Aujourd’hui âgée de 84 ans et Présidente de la Commission des Droits Humains du Sénat de la République, Rosario Ibarra n’a jamais cessé son combat. Le 18 avril 1975, son fils, Jésus Piedra Ibarra, membre d’une organisation armée, la Ligue Communiste 23 Septembre, est détenu par des éléments de la DFS, une force anticonstitutionnelle créée dans le but de réprimer les organisations de gauche. Il ne réapparaîtra jamais, tout comme des milliers d’autres, étudiants ou ouvriers, qui, après le massacre des étudiants ordonné par le Président Gustavo Díaz Ordaz, le 2 octobre 1968, virent se fermer la possibilité d’une transformation de la société par la voie démocratique.
Eureka
En 1977, elle crée, avec d’autres mères de disparus, le comité Eureka qui est, encore aujourd’hui, le cadre dans lequel s’organisent les familles de disparus. En 1978, les mères de disparus mènent une grève de la faim historique, sur le parvis de la cathédrale, en plein cœur de Mexico. Le courage nécessaire à la réalisation d’une telle action sera payant, le Président José López Portillo faisant voter une loi d’amnistie pour les prisonniers politiques. Dans la foulée de cette première victoire est créé le Front National Contre la Répression, qui obtiendra, l’année suivante, que le Gouvernement commence à libérer les premiers détenus-disparus. Ces derniers apporteront des témoignages précieux sur les prisons clandestines, tel le sinistre Camp Militaire numéro 1, ainsi que sur les autres militants qui y étaient détenus.

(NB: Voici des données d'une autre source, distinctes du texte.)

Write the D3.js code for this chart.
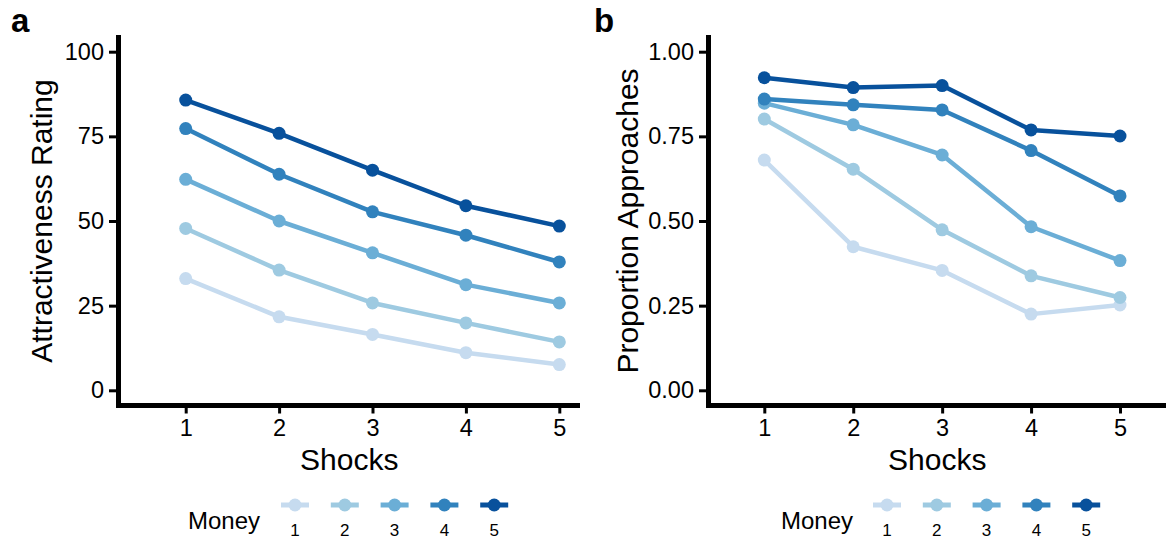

Aujourd’hui, le comité Eureka poursuit sa lutte pour faire toute la lumière sur la période de la guerre sale et pour mettre un terme à l’impunité dont jouissent les responsables politiques et militaires de l’époque. Rosario Ibarra vient de demander formellement la comparution devant la justice de Luís Echeverría, ministre de l’intérieur en 1968, pour la disparition de son fils. Comme elle le souligne, les disparitions forcées, dans lesquelles les forces armées sont impliquées, ont été en augmentation constante durant les gouvernements de Vicente Fox et de Felípe Calderón. Ce ne sont plus uniquement des militants sociaux et politiques qui disparaissent ou sont assassinés, mais des migrants et des jeunes, que des hommes armés forcent à descendre des autobus dans lesquels ils voyagent, et que l’on retrouve dans des fosses communes. Les autorités tentent systématiquement de faire passer les victimes pour des membres du crime organisé. Les dénonciations par les familles sont rendues difficiles et nombre d’entre elles préfèrent garder le silence, car elles savent que bien souvent les autorités sont complices de ces atrocités ou qu’elles protègent leurs auteurs.